Wouldn’t it be better if you could clearly state what you do as a Data Scientist? You probably agree your work life would be easier if your colleagues and customers could understand what you do.
- A biologist wouldn’t say they are a biologist because they work with petri dishes as opposed to experiments to understand life. However some Data Science definitions focus on use of tools like Hadoop.
- A physicist wouldn’t say they are a physicist because they run simulations of their models as opposed to understanding matter. However some Data Science definitions focus on activities like modelling, data cleaning and visualizations.
- All these sciences use statistics to design their experiments and test their hypotheses. Yet some Data Science definitions focus on overlaps of statistics with computer science and unicorns.
A Definition of Data Science
The secret to defining data science is to focus on the science. Here is a simple definition of Data Science:
Data Science is the application of the scientific method to find opportunities and efficiencies in business data
There are a few things to note about this definition:
- it’s technology agnostic. It’s not about Big Data, Hadoop or whatever the next technology breakthrough might be.

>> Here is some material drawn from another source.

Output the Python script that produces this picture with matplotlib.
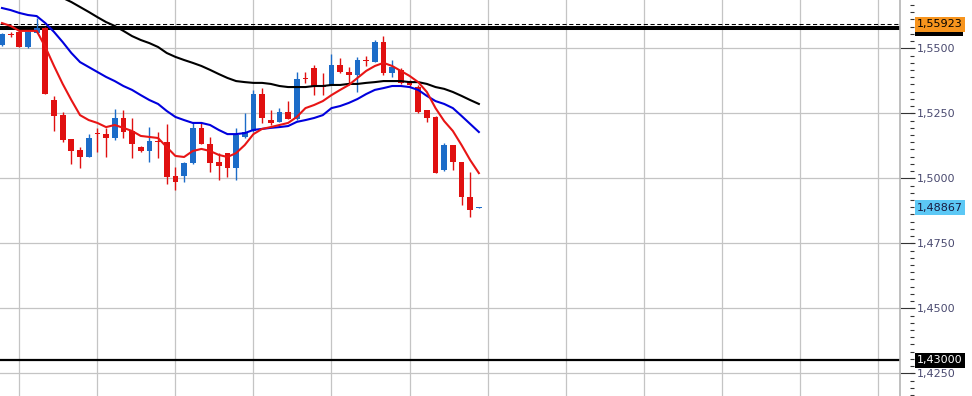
import numpy as np
import matplotlib
matplotlib.use('Agg')
import matplotlib.pyplot as plt
from matplotlib.ticker import MultipleLocator, FuncFormatter, NullLocator
from matplotlib.transforms import blended_transform_factory
from matplotlib.patches import Rectangle

# daily candles (open, high, low, close)
opens = [1.5513, 1.5555, 1.5563, 1.5505, 1.5559, 1.5578, 1.5301, 1.5243, 1.5151, 1.5109,
         1.5082, 1.5174, 1.5170, 1.5155, 1.5232, 1.5182, 1.5120, 1.5105, 1.5144, 1.5140,
         1.5009, 1.5009, 1.5059, 1.5194, 1.5132, 1.5063, 1.5097, 1.5040, 1.5159, 1.5182,
         1.5324, 1.5224, 1.5217, 1.5255, 1.5228, 1.5386, 1.5424, 1.5359, 1.5359, 1.5436,
         1.5409, 1.5397, 1.5455, 1.5447, 1.5524, 1.5405, 1.5417, 1.5374, 1.5351, 1.5263,
         1.5236, 1.5032, 1.5128, 1.5063, 1.4928, 1.4885]
highs = [1.5559, 1.5563, 1.5567, 1.5567, 1.5617, 1.5582, 1.5317, 1.5255, 1.5151, 1.5120,
         1.5170, 1.5194, 1.5194, 1.5267, 1.5263, 1.5232, 1.5124, 1.5197, 1.5178, 1.5209,
         1.5043, 1.5063, 1.5217, 1.5217, 1.5159, 1.5097, 1.5097, 1.5194, 1.5251, 1.5340,
         1.5347, 1.5263, 1.5270, 1.5297, 1.5409, 1.5409, 1.5436, 1.5405, 1.5478, 1.5463,
         1.5428, 1.5467, 1.5470, 1.5532, 1.5547, 1.5455, 1.5424, 1.5378, 1.5359, 1.5263,
         1.5240, 1.5136, 1.5128, 1.5063, 1.5024, 1.4889]
lows = [1.5509, 1.5543, 1.5505, 1.5501, 1.5559, 1.5324, 1.5182, 1.5140, 1.5055, 1.5040,
        1.5082, 1.5101, 1.5082, 1.5147, 1.5155, 1.5078, 1.5101, 1.5063, 1.5078, 1.4978,
        1.4955, 1.4986, 1.5055, 1.5132, 1.5024, 1.4993, 1.5005, 1.4993, 1.5155, 1.5178,
        1.5213, 1.5205, 1.5217, 1.5228, 1.5224, 1.5367, 1.5320, 1.5320, 1.5359, 1.5405,
        1.5359, 1.5332, 1.5432, 1.5447, 1.5397, 1.5390, 1.5363, 1.5351, 1.5251, 1.5217,
        1.5020, 1.5028, 1.5032, 1.4897, 1.4851, 1.4885]
closes = [1.5555, 1.5551, 1.5505, 1.5563, 1.5578, 1.5324, 1.5240, 1.5147, 1.5105, 1.5082,
          1.5155, 1.5170, 1.5155, 1.5232, 1.5178, 1.5132, 1.5105, 1.5144, 1.5140, 1.5005,
          1.4986, 1.5059, 1.5194, 1.5132, 1.5059, 1.5047, 1.5040, 1.5167, 1.5178, 1.5324,
          1.5232, 1.5213, 1.5255, 1.5228, 1.5382, 1.5382, 1.5351, 1.5351, 1.5436, 1.5409,
          1.5397, 1.5455, 1.5451, 1.5524, 1.5405, 1.5428, 1.5367, 1.5359, 1.5255, 1.5232,
          1.5020, 1.5128, 1.5063, 1.4928, 1.4878, 1.48867]

# moving averages as drawn on the chart
ma_fast = [1.5597, 1.5586, 1.5567, 1.5567, 1.5567, 1.5505, 1.5432, 1.5363, 1.5301, 1.5243,
           1.5224, 1.5213, 1.5197, 1.5205, 1.5194, 1.5182, 1.5163, 1.5159, 1.5155, 1.5120,
           1.5086, 1.5082, 1.5105, 1.5113, 1.5105, 1.5090, 1.5082, 1.5097, 1.5128, 1.5170,
           1.5190, 1.5197, 1.5205, 1.5213, 1.5236, 1.5270, 1.5282, 1.5297, 1.5320, 1.5340,
           1.5359, 1.5386, 1.5413, 1.5432, 1.5444, 1.5432, 1.5413, 1.5394, 1.5370, 1.5332,
           1.5270, 1.5220, 1.5182, 1.5128, 1.5070, 1.5020]
ma_mid = [1.5655, 1.5647, 1.5636, 1.5628, 1.5624, 1.5597, 1.5563, 1.5524, 1.5482, 1.5447,
          1.5428, 1.5409, 1.5390, 1.5374, 1.5355, 1.5340, 1.5320, 1.5301, 1.5286, 1.5259,
          1.5236, 1.5224, 1.5213, 1.5213, 1.5205, 1.5186, 1.5170, 1.5170, 1.5174, 1.5186,
          1.5190, 1.5194, 1.5197, 1.5201, 1.5217, 1.5224, 1.5232, 1.5243, 1.5270, 1.5278,
          1.5290, 1.5305, 1.5324, 1.5340, 1.5347, 1.5355, 1.5355, 1.5351, 1.5340, 1.5317,
          1.5297, 1.5286, 1.5270, 1.5240, 1.5209, 1.5178]
ma_slow = [np.nan, np.nan, np.nan, np.nan, np.nan, 1.5743, 1.5717, 1.5694, 1.5678, 1.5659,
           1.5640, 1.5620, 1.5601, 1.5586, 1.5567, 1.5547, 1.5532, 1.5520, 1.5505, 1.5482,
           1.5467, 1.5455, 1.5444, 1.5432, 1.5417, 1.5401, 1.5386, 1.5374, 1.5370, 1.5367,
           1.5367, 1.5363, 1.5355, 1.5351, 1.5351, 1.5351, 1.5355, 1.5355, 1.5359, 1.5359,
           1.5363, 1.5363, 1.5367, 1.5370, 1.5374, 1.5374, 1.5374, 1.5370, 1.5370, 1.5363,
           1.5351, 1.5344, 1.5332, 1.5317, 1.5301, 1.5286]

level_top = 1.5578
ask_price = 1.55923
last_price = 1.48867
level_low = 1.43

RED = '#e01010'
BLUE = '#1c6cc8'

def comma(v, pos=None):
    return f'{v:.4f}'.replace('.', ',')

plt.rcParams['font.family'] = 'DejaVu Sans'
fig = plt.figure(figsize=(9.72, 3.96), dpi=100)
ax = fig.add_axes([0, 0, 900 / 972, 1])

x = np.arange(len(opens))
o = np.array(opens); c = np.array(closes)
up = c >= o
cols = np.where(up, BLUE, RED)

ax.vlines(x, lows, highs, colors=cols, linewidth=1, zorder=3)
ax.bar(x, np.maximum(np.abs(c - o), 0.0003), bottom=np.minimum(o, c), width=0.66,
       color=cols, linewidth=0, zorder=3)

ax.plot(x, ma_slow, color='black', lw=1.5, zorder=4)
ax.plot(x, ma_mid, color='#0000dd', lw=1.5, zorder=4)
ax.plot(x, ma_fast, color='#e81515', lw=1.5, zorder=5)

ax.axhline(level_top, color='black', lw=2.9, zorder=2)
ax.axhline(ask_price, color='black', lw=0.75, ls=(0, (4, 2.5)), zorder=2)
ax.axhline(level_low, color='black', lw=1.6, zorder=2)

ax.set_xlim(-0.23, 103.57)
ax.set_ylim(1.41627, 1.56858)
ax.set_xticks(np.arange(2, 102, 9))
ax.xaxis.set_ticklabels([])
ax.tick_params(axis='x', length=0)
ax.grid(True, color='#c4c4c4', lw=0.9, zorder=0)
ax.set_axisbelow(True)

for s in ['left', 'top', 'bottom']:
    ax.spines[s].set_visible(False)
ax.spines['right'].set_color('#b4b4b4')
ax.spines['right'].set_linewidth(1.2)

ax.yaxis.tick_right()
ax.yaxis.set_major_locator(MultipleLocator(0.025))
ax.yaxis.set_major_formatter(FuncFormatter(comma))
ax.tick_params(axis='y', which='major', length=10.8, width=0.8, color='#333333',
               pad=1.5, labelsize=8, labelcolor='#4a4a70')
ax.yaxis.set_minor_locator(NullLocator())

sec = ax.secondary_yaxis(1 + 10 / 900)
sec.spines['right'].set_visible(False)
sec.yaxis.set_major_locator(NullLocator())
sec.yaxis.set_minor_locator(MultipleLocator(0.025 / 9))
sec.tick_params(axis='y', which='minor', length=3.2, width=0.8, color='#333333')

# price boxes on the right
tr = blended_transform_factory(ax.transAxes, ax.transData)
bx = 917 / 900
# black box of the top level, mostly hidden behind the orange one
ax.add_patch(Rectangle((915 / 900, level_top - 0.0031), 48 / 900, 0.0062, transform=tr,
                       facecolor='black', edgecolor='none', clip_on=False, zorder=6))
ax.text(bx, ask_price, '1,55923', transform=tr, va='center', ha='left', fontsize=8,
        color='black', clip_on=False, zorder=7,
        bbox=dict(boxstyle='square,pad=0.22', fc='#f7941d', ec='none'))
ax.text(bx, last_price, '1,48867', transform=tr, va='center', ha='left', fontsize=8,
        color='#1a1a40', clip_on=False, zorder=7,
        bbox=dict(boxstyle='square,pad=0.22', fc='#5cc8f5', ec='none'))
ax.text(bx, level_low, '1,43000', transform=tr, va='center', ha='left', fontsize=8,
        color='white', clip_on=False, zorder=7,
        bbox=dict(boxstyle='square,pad=0.22', fc='black', ec='none'))

fig.savefig('out.png', dpi=100)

- it’s applied to finding opportunities and efficiencies in data. It’s not the study of data – that’s statistics.
- it’s not about activities that may be part of the lifecycle of working with data.
- it’s applied to the data that describes a business’s processes, just like the data a natural scientist collects to understand a natural process
- most importantly, it uses the scientific method, “systematic observation, measurement, and experiment, and the formulation, testing, and modification of hypotheses” .
The application of the scientific method is central to data science and something I want to come back to in a more detailed post.